Shizam Tue 17-Sep-19 19:37:37

Beef cobbler is one I remember. And a Christmas chocolate log. Both were quite nice. But guess not healthy. Can picture the teacher. My kids’ DS education involved theory of health, but very little cooking. They’ve managed to become rather good cooks, despite that.

Aepgirl Tue 17-Sep-19 20:00:59

Back in the 60s I had cookery lessons right through my grammar school, and passed my GCE. It gave me such a good grounding for cooking, and all these years later I love cooking, trying new recipes, and preparing different food. I think it is so sad that young people don’t get this opportunity now.

Sara65 Tue 17-Sep-19 20:19:49

I’m not a good or enthusiastic cook, and I must have done DS for three or four years, but can only remember making a few things, I don’t think it was the teachers fault, I just didn’t have any natural aptitude.

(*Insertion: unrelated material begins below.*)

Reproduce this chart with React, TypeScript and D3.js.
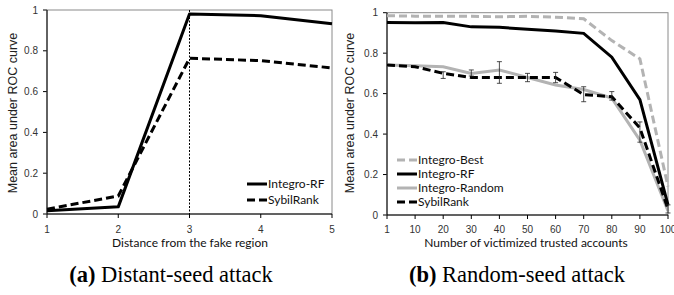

I remember one year coming last in the DS exam, which considerably lowered my class position, I just didn’t seem to get it.

Solonge Tue 17-Sep-19 21:12:54

I was in secondary school by 1965, a brand newly built comprehensive school with state of the art (for then) kitchens. Our first cookery lesson was Coconut Pyramids. The ingredients were syrup, desiccated coconut, food colouring and glace cherries for the top...no cooking involved. Next was a Russian fish pie...made from cod and chopped hard boiled egg. For pudding....we made junkets which I can, hand on heart say I have never eaten again in the last fifty years!

Nanna58 Tue 17-Sep-19 22:39:36

I remember having to create a meal for an invalid, and how to present it on a tray to look appetising! What a thorough waste of time!

glammagran Tue 17-Sep-19 22:48:36

I made soused herrings (revolting!) one memorable DS lesson and somebody dared me to drink a glass of malt vinegar which I duly did. Was sick as a dog and I’ve never touched it since. I then managed to spill vinegar from around herrings in the footwell of SF’s car when he picked me up. Could still smell it weeks later. Nobody ate the soused herrings either.

glammagran Tue 17-Sep-19 22:49:44

Oh just remembered! Twins in the same cooker class simultaneously fainted when we had to gut the herrings.